Bingham visited Jackson the day of the killing, and was the last person from outside the prison to visit him. Scarborough, an ex-Marine now living in a remote Idaho town, was in charge of the visiting room the day of the shooting. He is determined to set the record straight on what he terms a "total miscarriage of justice" -- Bingham's 1986 acquittal.

"Not only is Bingham a murdering communist, he is also a hypocrite," said Scarborough, adding that if Bingham really believed his rhetoric about changing the system, he would have stayed and fought the charges against him instead of fleeing from justice for 13 years.

Theories and vitriol

The prosecution alleged that Jackson led the killings of three guards and two white inmates before he was killed by guards. Jackson's defenders say he was murdered after the gun was planted on him. The lack of neutral eyewitnesses or real evidence either way has shrouded both sides in doubt.

The real truth, hypothesized Ed George, another retired San Quentin guard, may lie somewhere in between. Bingham may have unwittingly smuggled the gun inside the case, for instance.

Bingham downplayed that possibility as well, pointing to action taken by some of the slain guards' family members. When news of the FBI's COINTELPRO monitoring of Jackson came out, the family members were doubtful enough about the official version that they sued -- unsuccessfully -- to obtain information on the state and FBI monitoring of Jackson.

But despite a lack of any new evidence, Scarborough has persisted in his theory, meticulously describing the day in question, and how Bingham must have smuggled the gun into the prison -- inside the overstuffed accordion-style case, not the tape recorder. He said the jury might have convicted Bingham if the prosecution had focused on that method.

Guards never passed the case through the metal detector, as they were focused so intently on the tape recorder, said Scarborough, surmising that their cursory check through the briefcase did not detect the gun hidden below a stack of papers.

Bingham's visit was concluded about an hour later. As per San Quentin regulations, he remained in the visitors' room and Jackson was led back to his cell. In the foyer, the officer walking Jackson back to his cell said he spotted something shiny in Jackson's hair.

Guards at the trial said Jackson, aware that his plan was foiled, then pulled the two-pound, 9-millimeter semiautomatic pistol from under a smuggled Afro wig. As one clip of bullets fell on the floor, Jackson thrust another clip into the gun and pointed it at the guards, so the story goes.

Fatal run

As 26 prisoners rioted inside the walls of the cavernous prison, the so-called San Quentin Six -- Jackson and five other prisoners -- slaughtered three guards and two white inmates, then stacked most of the bodies in Jackson's cell. Jackson heard the prison alarm and began running across the chapel plaza, where guards say he was gunned down by a guard armed with a high-powered rifle.

The bullet hit Jackson in the lower spine, then traveled straight up his spinal cord to his brain, killing him instantly and ending the bloodiest event in the prison's checkered 150-year history.

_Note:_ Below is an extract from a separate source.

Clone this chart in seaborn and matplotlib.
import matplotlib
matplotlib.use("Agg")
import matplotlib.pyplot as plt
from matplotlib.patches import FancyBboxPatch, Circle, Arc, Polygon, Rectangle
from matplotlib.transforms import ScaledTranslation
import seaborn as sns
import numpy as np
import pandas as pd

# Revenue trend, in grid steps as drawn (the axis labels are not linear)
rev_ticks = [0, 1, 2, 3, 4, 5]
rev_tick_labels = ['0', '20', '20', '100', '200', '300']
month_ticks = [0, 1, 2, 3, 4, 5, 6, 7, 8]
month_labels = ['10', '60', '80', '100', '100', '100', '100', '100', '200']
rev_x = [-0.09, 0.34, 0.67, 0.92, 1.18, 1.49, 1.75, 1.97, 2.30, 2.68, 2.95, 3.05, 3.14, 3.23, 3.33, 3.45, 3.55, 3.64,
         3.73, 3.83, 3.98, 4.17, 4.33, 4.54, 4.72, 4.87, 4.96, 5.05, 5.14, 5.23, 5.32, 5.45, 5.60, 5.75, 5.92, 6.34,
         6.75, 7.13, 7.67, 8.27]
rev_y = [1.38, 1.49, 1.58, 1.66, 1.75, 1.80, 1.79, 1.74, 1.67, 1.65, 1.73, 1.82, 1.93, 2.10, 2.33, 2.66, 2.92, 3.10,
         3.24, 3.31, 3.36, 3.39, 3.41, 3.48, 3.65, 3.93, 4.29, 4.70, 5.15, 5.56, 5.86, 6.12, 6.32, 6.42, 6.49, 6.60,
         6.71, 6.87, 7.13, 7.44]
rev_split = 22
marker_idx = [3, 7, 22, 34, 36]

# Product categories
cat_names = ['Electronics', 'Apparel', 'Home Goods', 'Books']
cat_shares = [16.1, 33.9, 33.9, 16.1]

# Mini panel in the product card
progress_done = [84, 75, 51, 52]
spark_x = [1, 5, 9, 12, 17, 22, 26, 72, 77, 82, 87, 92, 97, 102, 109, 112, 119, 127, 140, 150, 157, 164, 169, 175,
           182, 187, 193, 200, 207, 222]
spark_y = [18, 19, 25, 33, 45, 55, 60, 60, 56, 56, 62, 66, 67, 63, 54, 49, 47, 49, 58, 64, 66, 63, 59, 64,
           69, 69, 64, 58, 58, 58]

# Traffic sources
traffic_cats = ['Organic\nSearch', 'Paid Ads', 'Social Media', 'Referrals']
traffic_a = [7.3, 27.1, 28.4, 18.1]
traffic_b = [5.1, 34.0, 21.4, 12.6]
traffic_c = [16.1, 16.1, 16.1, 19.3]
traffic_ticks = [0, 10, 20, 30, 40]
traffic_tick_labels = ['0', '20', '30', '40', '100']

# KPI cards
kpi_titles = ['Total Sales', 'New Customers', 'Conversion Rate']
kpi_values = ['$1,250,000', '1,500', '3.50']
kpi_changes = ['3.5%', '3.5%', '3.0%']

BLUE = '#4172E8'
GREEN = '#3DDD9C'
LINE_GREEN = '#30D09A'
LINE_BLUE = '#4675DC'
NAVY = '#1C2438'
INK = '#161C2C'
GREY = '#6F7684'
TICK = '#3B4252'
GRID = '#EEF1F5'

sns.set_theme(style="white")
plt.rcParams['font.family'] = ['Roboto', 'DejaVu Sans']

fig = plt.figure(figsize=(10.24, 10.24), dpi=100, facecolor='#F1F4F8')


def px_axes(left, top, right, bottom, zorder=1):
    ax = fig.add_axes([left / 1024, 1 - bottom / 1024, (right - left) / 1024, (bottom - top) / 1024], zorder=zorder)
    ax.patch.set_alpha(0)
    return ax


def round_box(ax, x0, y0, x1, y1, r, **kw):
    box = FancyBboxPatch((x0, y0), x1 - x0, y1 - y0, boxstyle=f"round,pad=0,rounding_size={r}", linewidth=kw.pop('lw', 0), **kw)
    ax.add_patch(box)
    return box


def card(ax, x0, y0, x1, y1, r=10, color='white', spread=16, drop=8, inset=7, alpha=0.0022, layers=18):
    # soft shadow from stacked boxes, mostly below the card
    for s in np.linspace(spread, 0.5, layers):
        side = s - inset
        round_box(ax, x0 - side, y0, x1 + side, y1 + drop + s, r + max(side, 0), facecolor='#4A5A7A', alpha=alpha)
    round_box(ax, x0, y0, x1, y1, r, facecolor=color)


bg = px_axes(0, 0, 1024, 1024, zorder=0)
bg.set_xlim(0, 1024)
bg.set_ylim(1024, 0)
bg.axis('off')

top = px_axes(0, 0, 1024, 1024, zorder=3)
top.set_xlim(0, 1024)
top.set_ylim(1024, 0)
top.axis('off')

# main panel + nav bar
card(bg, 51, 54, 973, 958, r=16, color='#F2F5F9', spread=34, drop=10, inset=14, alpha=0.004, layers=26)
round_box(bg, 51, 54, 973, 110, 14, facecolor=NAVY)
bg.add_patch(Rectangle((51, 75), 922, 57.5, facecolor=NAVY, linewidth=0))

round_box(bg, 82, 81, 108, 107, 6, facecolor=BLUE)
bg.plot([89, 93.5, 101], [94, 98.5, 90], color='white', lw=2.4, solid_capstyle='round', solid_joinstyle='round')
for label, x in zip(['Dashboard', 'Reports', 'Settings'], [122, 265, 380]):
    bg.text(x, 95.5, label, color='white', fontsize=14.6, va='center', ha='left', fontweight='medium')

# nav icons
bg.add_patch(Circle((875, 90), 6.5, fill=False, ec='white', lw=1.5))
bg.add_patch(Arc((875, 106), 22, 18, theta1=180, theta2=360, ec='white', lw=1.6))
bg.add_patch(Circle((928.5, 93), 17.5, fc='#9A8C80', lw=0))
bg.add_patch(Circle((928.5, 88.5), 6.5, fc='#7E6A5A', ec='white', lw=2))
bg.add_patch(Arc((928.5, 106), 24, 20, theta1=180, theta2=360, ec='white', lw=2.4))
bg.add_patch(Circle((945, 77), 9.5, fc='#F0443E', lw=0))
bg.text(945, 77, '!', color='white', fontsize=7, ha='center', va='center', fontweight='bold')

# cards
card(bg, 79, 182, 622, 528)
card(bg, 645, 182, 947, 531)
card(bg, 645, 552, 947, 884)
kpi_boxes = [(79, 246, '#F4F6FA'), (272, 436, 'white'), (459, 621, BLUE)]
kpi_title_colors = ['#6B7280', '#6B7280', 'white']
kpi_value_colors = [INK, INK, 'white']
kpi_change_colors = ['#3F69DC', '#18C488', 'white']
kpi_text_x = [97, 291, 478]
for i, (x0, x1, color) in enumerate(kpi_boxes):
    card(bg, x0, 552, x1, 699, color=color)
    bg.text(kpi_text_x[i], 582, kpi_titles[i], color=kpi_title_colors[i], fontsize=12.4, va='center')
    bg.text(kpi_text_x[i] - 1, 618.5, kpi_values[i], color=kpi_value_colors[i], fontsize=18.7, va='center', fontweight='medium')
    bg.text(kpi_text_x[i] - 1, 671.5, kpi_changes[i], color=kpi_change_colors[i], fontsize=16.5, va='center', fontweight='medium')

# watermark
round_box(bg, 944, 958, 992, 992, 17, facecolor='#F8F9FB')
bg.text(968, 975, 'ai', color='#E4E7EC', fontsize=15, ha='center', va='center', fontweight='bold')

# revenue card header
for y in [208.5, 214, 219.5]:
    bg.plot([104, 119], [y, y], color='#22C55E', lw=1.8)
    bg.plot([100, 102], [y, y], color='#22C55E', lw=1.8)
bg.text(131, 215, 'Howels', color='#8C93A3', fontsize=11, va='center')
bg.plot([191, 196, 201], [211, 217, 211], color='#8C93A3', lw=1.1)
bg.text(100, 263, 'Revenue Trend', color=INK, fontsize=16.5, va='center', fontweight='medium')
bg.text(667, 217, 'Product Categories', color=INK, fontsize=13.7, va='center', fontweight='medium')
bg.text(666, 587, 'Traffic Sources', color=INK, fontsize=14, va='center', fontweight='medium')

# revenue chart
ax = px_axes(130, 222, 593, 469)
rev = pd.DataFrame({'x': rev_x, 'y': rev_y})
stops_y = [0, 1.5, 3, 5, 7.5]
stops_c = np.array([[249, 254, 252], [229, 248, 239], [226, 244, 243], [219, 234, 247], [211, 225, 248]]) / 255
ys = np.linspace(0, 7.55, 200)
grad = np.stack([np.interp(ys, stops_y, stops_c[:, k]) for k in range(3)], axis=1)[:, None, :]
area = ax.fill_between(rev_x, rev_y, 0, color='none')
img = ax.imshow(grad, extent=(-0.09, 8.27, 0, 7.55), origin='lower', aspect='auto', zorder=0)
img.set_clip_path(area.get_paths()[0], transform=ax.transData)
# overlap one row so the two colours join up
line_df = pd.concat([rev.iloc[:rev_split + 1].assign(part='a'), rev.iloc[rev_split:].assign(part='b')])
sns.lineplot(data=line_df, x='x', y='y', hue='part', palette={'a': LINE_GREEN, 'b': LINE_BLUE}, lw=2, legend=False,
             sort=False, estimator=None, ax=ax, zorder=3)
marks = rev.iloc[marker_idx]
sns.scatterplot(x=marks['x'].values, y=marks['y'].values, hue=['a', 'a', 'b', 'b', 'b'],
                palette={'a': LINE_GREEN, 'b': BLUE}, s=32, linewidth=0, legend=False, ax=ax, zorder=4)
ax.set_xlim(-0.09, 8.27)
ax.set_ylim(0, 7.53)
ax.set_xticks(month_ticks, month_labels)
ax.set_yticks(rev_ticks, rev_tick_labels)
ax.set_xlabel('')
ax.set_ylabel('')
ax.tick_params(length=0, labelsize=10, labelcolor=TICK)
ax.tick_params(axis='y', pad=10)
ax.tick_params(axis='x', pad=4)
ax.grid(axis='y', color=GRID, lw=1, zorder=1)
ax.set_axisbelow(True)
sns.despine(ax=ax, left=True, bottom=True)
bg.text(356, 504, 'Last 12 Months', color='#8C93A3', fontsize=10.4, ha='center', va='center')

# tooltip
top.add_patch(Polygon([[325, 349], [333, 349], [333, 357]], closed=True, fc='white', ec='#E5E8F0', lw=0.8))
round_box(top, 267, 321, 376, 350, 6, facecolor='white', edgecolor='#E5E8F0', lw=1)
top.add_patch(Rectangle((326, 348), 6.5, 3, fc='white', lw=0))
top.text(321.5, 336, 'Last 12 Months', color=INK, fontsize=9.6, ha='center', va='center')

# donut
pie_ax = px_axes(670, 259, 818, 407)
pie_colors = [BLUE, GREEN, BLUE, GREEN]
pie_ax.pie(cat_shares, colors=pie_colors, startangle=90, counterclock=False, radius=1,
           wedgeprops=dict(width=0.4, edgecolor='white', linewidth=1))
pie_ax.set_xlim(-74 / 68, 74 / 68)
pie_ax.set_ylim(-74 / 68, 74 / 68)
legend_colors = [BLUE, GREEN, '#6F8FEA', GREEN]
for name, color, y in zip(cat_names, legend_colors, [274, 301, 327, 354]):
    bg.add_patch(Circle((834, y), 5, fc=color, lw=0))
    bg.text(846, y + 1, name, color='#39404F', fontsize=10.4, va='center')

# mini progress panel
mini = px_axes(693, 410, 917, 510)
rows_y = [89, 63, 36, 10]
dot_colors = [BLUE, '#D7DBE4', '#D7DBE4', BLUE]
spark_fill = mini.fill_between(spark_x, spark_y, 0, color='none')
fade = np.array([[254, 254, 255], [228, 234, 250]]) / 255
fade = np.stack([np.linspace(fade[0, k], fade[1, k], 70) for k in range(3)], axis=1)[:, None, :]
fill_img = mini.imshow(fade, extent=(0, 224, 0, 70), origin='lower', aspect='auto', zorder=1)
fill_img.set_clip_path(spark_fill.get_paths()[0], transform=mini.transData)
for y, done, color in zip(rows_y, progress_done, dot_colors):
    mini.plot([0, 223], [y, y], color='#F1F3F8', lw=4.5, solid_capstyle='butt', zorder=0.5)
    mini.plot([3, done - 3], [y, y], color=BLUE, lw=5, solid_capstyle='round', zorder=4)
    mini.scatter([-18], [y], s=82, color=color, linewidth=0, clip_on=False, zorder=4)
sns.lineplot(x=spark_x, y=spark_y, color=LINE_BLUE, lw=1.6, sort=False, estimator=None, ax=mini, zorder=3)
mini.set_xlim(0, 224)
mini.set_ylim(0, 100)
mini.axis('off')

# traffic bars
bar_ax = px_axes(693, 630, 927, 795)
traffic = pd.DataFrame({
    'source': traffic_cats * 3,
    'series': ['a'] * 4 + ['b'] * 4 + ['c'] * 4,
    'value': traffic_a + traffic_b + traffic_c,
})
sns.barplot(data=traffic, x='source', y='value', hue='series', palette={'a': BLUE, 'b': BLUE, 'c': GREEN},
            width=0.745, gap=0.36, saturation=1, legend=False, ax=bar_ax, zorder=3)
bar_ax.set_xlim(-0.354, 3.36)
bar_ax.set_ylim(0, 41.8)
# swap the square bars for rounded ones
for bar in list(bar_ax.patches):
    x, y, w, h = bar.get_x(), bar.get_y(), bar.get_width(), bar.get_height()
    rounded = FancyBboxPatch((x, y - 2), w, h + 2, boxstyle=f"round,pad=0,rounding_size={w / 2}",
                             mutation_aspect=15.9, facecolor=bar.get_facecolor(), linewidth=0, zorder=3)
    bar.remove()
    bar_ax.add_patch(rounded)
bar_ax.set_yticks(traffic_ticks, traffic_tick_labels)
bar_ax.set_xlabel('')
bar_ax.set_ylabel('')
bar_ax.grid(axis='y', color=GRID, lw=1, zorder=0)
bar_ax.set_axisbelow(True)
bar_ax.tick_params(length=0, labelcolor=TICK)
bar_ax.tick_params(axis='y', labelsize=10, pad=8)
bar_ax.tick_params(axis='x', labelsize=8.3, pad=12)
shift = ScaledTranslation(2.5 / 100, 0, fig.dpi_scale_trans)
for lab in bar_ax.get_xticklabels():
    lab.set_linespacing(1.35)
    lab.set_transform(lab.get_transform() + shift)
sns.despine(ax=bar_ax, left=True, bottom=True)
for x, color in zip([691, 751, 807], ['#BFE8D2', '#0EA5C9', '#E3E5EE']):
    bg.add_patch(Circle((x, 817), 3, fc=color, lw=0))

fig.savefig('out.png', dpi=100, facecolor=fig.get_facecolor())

The official version at the time was largely discounted by suspicious civil rights activists, who quickly made Jackson a martyr and black outlaw folk hero, spawning pop songs and raising African-American civil rights consciousness across the nation.

During his funeral in Oakland on Aug. 28, 1971, 1,500 mourners thronged the streets, wept and sang songs. Many raised their fists in the Black Panther salute.

Thirty years later, J. Edgar Hoover is dead and gone. The Black Panther Party salutes are gone, their members dispersed, paunchier and grayer.

But passions continue to simmer. Blocked by FBI silence and the deaths of key figures in the case, the picture of the San Quentin Massacre will likely remain fuzzy and incomplete, the stuff of local legend.